Profile at a glance

  • Full name: Sawakita Eiji (沢北 栄治)
  • Jersey: Sannoh Kogyo ace, Small Forward / Shooting Guard
  • Height / weight: 188 cm / 78 kg
  • Hometown: Akita Prefecture
  • Shoe: Asics Fabre Point Getter
  • Designation: Best high-school player in Japan (per in-series scouting)

Who Sawakita is

Eiji Sawakita is the ace of Sannoh Kogyo, the three-time defending Inter-High champion and the basketball program the Shohoku kids face in the quarterfinal of the national tournament. By every in-series metric he is the best high-school player in Japan. He can shoot from anywhere on the floor. He can defend any position. He plays both ends of the court with equal intensity. Scouts from American universities are in the stands during the Shohoku match specifically to watch him. Rukawa, for the first time in the series, is facing an opponent who is straightforwardly better than he is in every skill Rukawa values.

The reason Sawakita is not a villain, despite being the antagonist in the climactic game of the whole manga, is that the manga treats his pre-game ritual as a sincere act of faith. Before every game, Sawakita travels from Akita to the Morikodaimonoimi Shrine (森子大物忌神社) in Yurihonjo City and prays.
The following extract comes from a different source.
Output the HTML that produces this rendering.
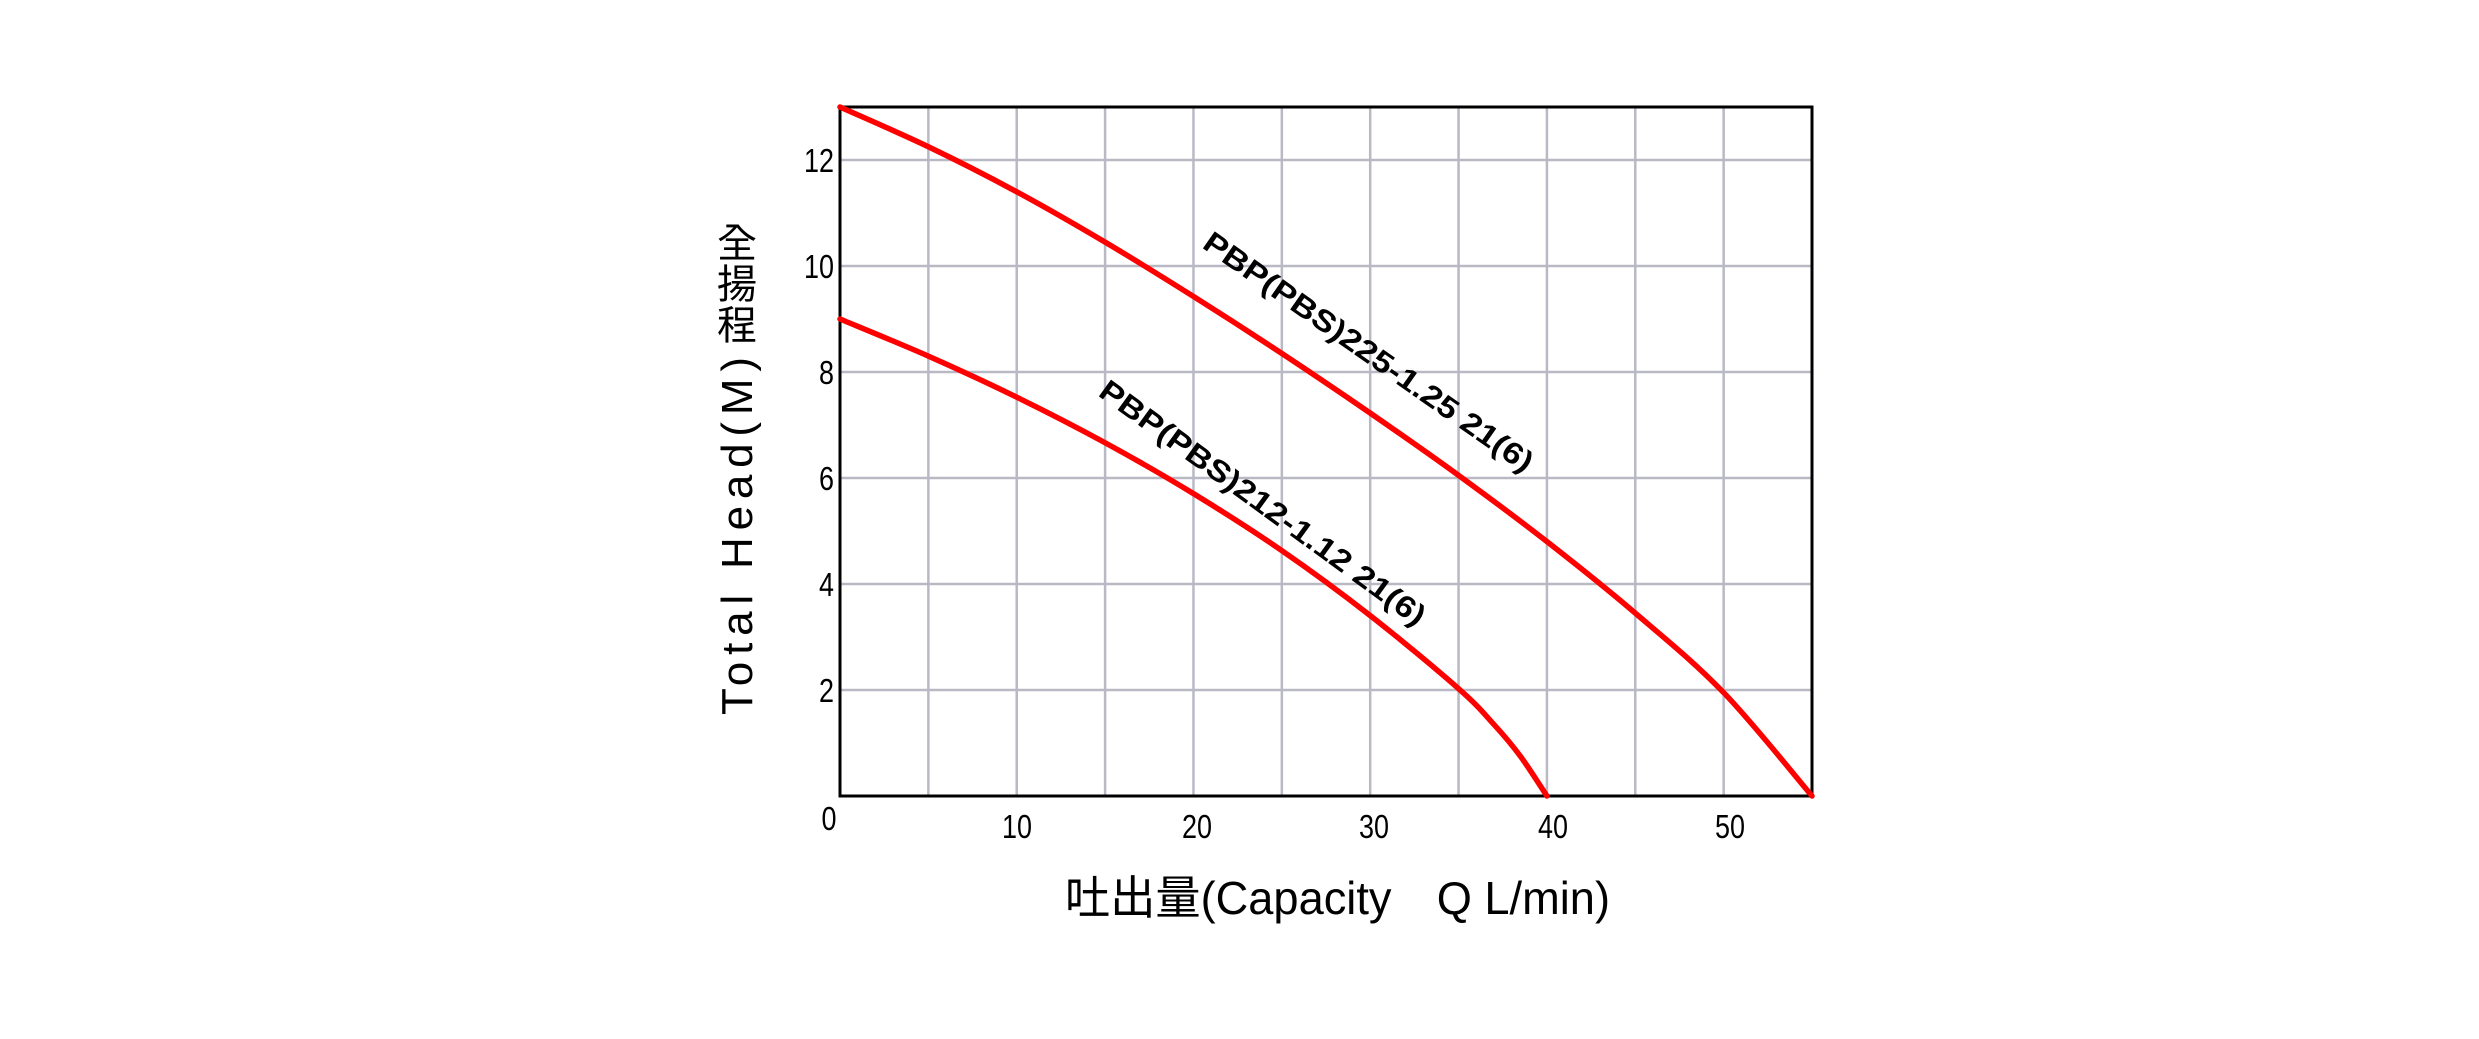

His prayer is not “please let me win.” It is “please give me an opponent who is stronger than I am.” The manga shows the prayer and then shows the Sannoh match. The reading the manga invites is that Shohoku is the answer to the prayer — Sawakita asked for a difficult opponent, and the universe sent him Rukawa, Sakuragi, Mitsui, Akagi, and Miyagi in the same ten minutes.

The Rukawa duel

Most of the Sannoh match is structured around the Sawakita–Rukawa matchup, and the manga spends full pages on individual possessions between them. Sawakita wins the vast majority of them. He denies Rukawa the ball in the backcourt. He blocks Rukawa's shot from behind. He recovers on every drive. The purpose of the duel, in the story's architecture, is to force Rukawa to accept that his lone-wolf game will not carry Shohoku to victory against this specific opponent. The final beat of the duel is not a Rukawa basket — it is a Rukawa pass. When Rukawa finally passes the ball to Sakuragi in the corner, Sawakita is the defender he is passing around, and the manga's framing of the moment is that Sawakita has done his job: he has taught Rukawa something Rukawa would not have learned against a lesser opponent.

The defeat as the answer to the prayer

Sannoh loses the game by one point. The manga's handling of the final buzzer is quiet: Sawakita kneels on the court, his hand on his forehead, and the Sannoh coach Masaaki Domoto walks over and puts a hand on his shoulder. The narration does not give Sawakita a speech. What it gives him is the shrine visit from before the game, re-staged as a flashback — he asked for a hard game, and he got one. The reading that is usually offered is that the defeat is not the end of Sawakita's basketball life. It is the beginning of his U.S. college career, which the manga hints at without ever showing directly. In the moral logic of the prayer, losing to Shohoku is exactly the experience he asked to be given.

Pilgrimage: walking where Sawakita walked

Morikodaimonoimi Shrine (Yurihonjo, Akita)

The small rural shrine where Sawakita prays before every game is a real site located in Yurihonjo City, Akita Prefecture. The shrine is quiet, reachable by local train plus a short walk, and has been visited by a steady trickle of Slam Dunk pilgrims each year since the manga was serialized. Visitors are asked to treat the site as a working shrine rather than a tourist destination, make a formal offering, and refrain from photographing inside the haiden. The walk up the approach road is the closest the real world gets to the manga's flashback frames.

Akita countryside walking routes

The manga's Sannoh background panels include references to rural Akita train stations and the road between the shrine and the school gymnasium. A respectful pilgrimage can combine the shrine visit with a day of slow train travel through the Akita countryside.

Why Sawakita still matters

Eiji Sawakita is one of the few antagonists in Japanese sports manga whose defeat is written as a gift rather than a punishment. The manga takes his prayer seriously, and the whole structure of the Sannoh match is built to make the answer yes. Visiting Morikodaimonoimi Shrine in 2026 is about standing in the small, rural place where a fictional teenager asked the universe for a fight he could lose, and recognizing that the request is not arrogance but a form of discipline.